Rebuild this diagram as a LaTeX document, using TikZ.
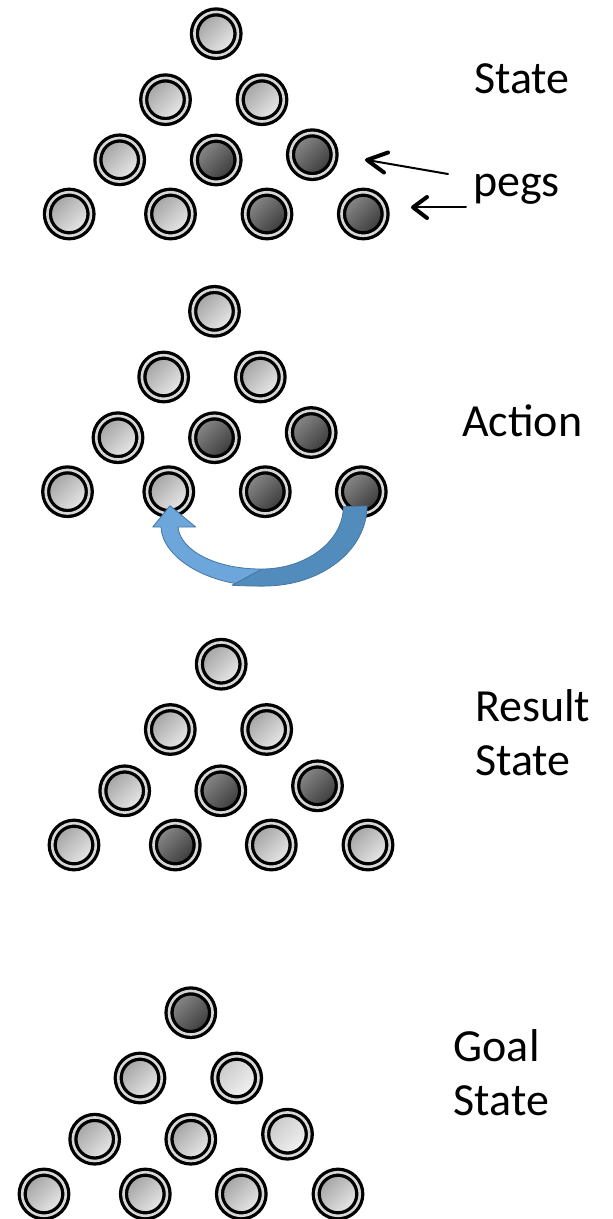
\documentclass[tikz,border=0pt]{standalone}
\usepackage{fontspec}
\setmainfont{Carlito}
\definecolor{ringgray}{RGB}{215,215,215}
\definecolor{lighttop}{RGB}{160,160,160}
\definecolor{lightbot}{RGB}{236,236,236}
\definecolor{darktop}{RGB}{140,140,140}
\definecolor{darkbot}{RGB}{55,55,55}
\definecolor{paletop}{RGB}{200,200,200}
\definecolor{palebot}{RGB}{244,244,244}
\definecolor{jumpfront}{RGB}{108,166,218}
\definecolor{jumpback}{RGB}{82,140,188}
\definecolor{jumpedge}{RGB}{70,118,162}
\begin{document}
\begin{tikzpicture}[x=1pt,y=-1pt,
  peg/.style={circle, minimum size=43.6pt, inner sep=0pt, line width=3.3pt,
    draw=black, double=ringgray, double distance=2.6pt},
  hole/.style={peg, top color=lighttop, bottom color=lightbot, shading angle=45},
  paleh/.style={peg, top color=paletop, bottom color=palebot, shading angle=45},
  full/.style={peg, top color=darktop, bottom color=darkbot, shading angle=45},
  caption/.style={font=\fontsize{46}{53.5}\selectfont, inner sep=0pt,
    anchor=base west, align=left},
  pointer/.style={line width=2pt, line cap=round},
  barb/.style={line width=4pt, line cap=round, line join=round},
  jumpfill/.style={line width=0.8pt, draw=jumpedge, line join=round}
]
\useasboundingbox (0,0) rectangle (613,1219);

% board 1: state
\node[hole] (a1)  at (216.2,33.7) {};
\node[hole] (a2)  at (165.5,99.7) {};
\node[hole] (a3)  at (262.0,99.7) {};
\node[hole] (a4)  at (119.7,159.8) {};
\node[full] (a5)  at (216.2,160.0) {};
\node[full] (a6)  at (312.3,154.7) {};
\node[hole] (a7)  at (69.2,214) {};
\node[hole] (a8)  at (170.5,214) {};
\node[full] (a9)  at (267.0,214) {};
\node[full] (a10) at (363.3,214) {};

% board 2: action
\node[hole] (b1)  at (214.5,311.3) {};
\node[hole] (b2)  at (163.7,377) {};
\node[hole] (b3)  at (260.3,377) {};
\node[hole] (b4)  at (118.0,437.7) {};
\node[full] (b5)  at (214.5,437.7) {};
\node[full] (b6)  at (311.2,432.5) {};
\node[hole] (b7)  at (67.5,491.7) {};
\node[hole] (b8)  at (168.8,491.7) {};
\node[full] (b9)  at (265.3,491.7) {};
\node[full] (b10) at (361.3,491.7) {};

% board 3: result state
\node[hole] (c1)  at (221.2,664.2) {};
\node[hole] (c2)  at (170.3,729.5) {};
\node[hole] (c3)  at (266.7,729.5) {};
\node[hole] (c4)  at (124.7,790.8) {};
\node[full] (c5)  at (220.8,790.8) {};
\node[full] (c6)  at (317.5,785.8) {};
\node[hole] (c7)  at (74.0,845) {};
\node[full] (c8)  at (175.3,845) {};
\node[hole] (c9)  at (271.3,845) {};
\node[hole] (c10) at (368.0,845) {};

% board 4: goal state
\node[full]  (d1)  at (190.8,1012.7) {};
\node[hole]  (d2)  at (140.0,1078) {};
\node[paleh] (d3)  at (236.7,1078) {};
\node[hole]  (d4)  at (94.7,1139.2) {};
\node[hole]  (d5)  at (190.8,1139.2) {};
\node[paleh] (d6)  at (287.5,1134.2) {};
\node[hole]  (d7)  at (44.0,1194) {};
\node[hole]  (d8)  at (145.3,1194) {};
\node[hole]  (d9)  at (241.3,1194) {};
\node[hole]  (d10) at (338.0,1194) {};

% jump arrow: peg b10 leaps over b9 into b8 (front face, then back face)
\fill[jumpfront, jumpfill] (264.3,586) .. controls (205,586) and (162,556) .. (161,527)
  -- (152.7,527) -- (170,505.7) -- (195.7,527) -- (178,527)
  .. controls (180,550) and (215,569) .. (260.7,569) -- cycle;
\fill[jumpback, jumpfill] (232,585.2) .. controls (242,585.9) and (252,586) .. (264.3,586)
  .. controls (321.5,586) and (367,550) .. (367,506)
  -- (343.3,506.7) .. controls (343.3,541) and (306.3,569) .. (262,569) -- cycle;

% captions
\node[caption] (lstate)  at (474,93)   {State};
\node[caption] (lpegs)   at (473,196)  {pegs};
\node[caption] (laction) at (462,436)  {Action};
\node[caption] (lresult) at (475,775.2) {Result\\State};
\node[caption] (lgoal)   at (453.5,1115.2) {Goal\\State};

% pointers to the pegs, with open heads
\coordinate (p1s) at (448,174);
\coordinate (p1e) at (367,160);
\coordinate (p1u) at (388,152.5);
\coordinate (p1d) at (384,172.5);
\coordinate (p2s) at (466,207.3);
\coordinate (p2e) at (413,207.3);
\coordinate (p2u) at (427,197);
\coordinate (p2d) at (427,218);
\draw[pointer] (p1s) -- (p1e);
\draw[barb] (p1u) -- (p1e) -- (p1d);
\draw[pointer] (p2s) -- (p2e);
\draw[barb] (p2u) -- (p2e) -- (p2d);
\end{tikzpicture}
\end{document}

--- --- ---

### WHAT IS NEEDED
Repeat the material above in full and exactly, apart from the pictures.

### WORKED ANSWER
Rebuild this diagram as a LaTeX document, using TikZ.
\documentclass[tikz,border=0pt]{standalone}
\usepackage{fontspec}
\setmainfont{Carlito}
\definecolor{ringgray}{RGB}{215,215,215}
\definecolor{lighttop}{RGB}{160,160,160}
\definecolor{lightbot}{RGB}{236,236,236}
\definecolor{darktop}{RGB}{140,140,140}
\definecolor{darkbot}{RGB}{55,55,55}
\definecolor{paletop}{RGB}{200,200,200}
\definecolor{palebot}{RGB}{244,244,244}
\definecolor{jumpfront}{RGB}{108,166,218}
\definecolor{jumpback}{RGB}{82,140,188}
\definecolor{jumpedge}{RGB}{70,118,162}
\begin{document}
\begin{tikzpicture}[x=1pt,y=-1pt,
  peg/.style={circle, minimum size=43.6pt, inner sep=0pt, line width=3.3pt,
    draw=black, double=ringgray, double distance=2.6pt},
  hole/.style={peg, top color=lighttop, bottom color=lightbot, shading angle=45},
  paleh/.style={peg, top color=paletop, bottom color=palebot, shading angle=45},
  full/.style={peg, top color=darktop, bottom color=darkbot, shading angle=45},
  caption/.style={font=\fontsize{46}{53.5}\selectfont, inner sep=0pt,
    anchor=base west, align=left},
  pointer/.style={line width=2pt, line cap=round},
  barb/.style={line width=4pt, line cap=round, line join=round},
  jumpfill/.style={line width=0.8pt, draw=jumpedge, line join=round}
]
\useasboundingbox (0,0) rectangle (613,1219);

% board 1: state
\node[hole] (a1)  at (216.2,33.7) {};
\node[hole] (a2)  at (165.5,99.7) {};
\node[hole] (a3)  at (262.0,99.7) {};
\node[hole] (a4)  at (119.7,159.8) {};
\node[full] (a5)  at (216.2,160.0) {};
\node[full] (a6)  at (312.3,154.7) {};
\node[hole] (a7)  at (69.2,214) {};
\node[hole] (a8)  at (170.5,214) {};
\node[full] (a9)  at (267.0,214) {};
\node[full] (a10) at (363.3,214) {};

% board 2: action
\node[hole] (b1)  at (214.5,311.3) {};
\node[hole] (b2)  at (163.7,377) {};
\node[hole] (b3)  at (260.3,377) {};
\node[hole] (b4)  at (118.0,437.7) {};
\node[full] (b5)  at (214.5,437.7) {};
\node[full] (b6)  at (311.2,432.5) {};
\node[hole] (b7)  at (67.5,491.7) {};
\node[hole] (b8)  at (168.8,491.7) {};
\node[full] (b9)  at (265.3,491.7) {};
\node[full] (b10) at (361.3,491.7) {};

% board 3: result state
\node[hole] (c1)  at (221.2,664.2) {};
\node[hole] (c2)  at (170.3,729.5) {};
\node[hole] (c3)  at (266.7,729.5) {};
\node[hole] (c4)  at (124.7,790.8) {};
\node[full] (c5)  at (220.8,790.8) {};
\node[full] (c6)  at (317.5,785.8) {};
\node[hole] (c7)  at (74.0,845) {};
\node[full] (c8)  at (175.3,845) {};
\node[hole] (c9)  at (271.3,845) {};
\node[hole] (c10) at (368.0,845) {};

% board 4: goal state
\node[full]  (d1)  at (190.8,1012.7) {};
\node[hole]  (d2)  at (140.0,1078) {};
\node[paleh] (d3)  at (236.7,1078) {};
\node[hole]  (d4)  at (94.7,1139.2) {};
\node[hole]  (d5)  at (190.8,1139.2) {};
\node[paleh] (d6)  at (287.5,1134.2) {};
\node[hole]  (d7)  at (44.0,1194) {};
\node[hole]  (d8)  at (145.3,1194) {};
\node[hole]  (d9)  at (241.3,1194) {};
\node[hole]  (d10) at (338.0,1194) {};

% jump arrow: peg b10 leaps over b9 into b8 (front face, then back face)
\fill[jumpfront, jumpfill] (264.3,586) .. controls (205,586) and (162,556) .. (161,527)
  -- (152.7,527) -- (170,505.7) -- (195.7,527) -- (178,527)
  .. controls (180,550) and (215,569) .. (260.7,569) -- cycle;
\fill[jumpback, jumpfill] (232,585.2) .. controls (242,585.9) and (252,586) .. (264.3,586)
  .. controls (321.5,586) and (367,550) .. (367,506)
  -- (343.3,506.7) .. controls (343.3,541) and (306.3,569) .. (262,569) -- cycle;

% captions
\node[caption] (lstate)  at (474,93)   {State};
\node[caption] (lpegs)   at (473,196)  {pegs};
\node[caption] (laction) at (462,436)  {Action};
\node[caption] (lresult) at (475,775.2) {Result\\State};
\node[caption] (lgoal)   at (453.5,1115.2) {Goal\\State};

% pointers to the pegs, with open heads
\coordinate (p1s) at (448,174);
\coordinate (p1e) at (367,160);
\coordinate (p1u) at (388,152.5);
\coordinate (p1d) at (384,172.5);
\coordinate (p2s) at (466,207.3);
\coordinate (p2e) at (413,207.3);
\coordinate (p2u) at (427,197);
\coordinate (p2d) at (427,218);
\draw[pointer] (p1s) -- (p1e);
\draw[barb] (p1u) -- (p1e) -- (p1d);
\draw[pointer] (p2s) -- (p2e);
\draw[barb] (p2u) -- (p2e) -- (p2d);
\end{tikzpicture}
\end{document}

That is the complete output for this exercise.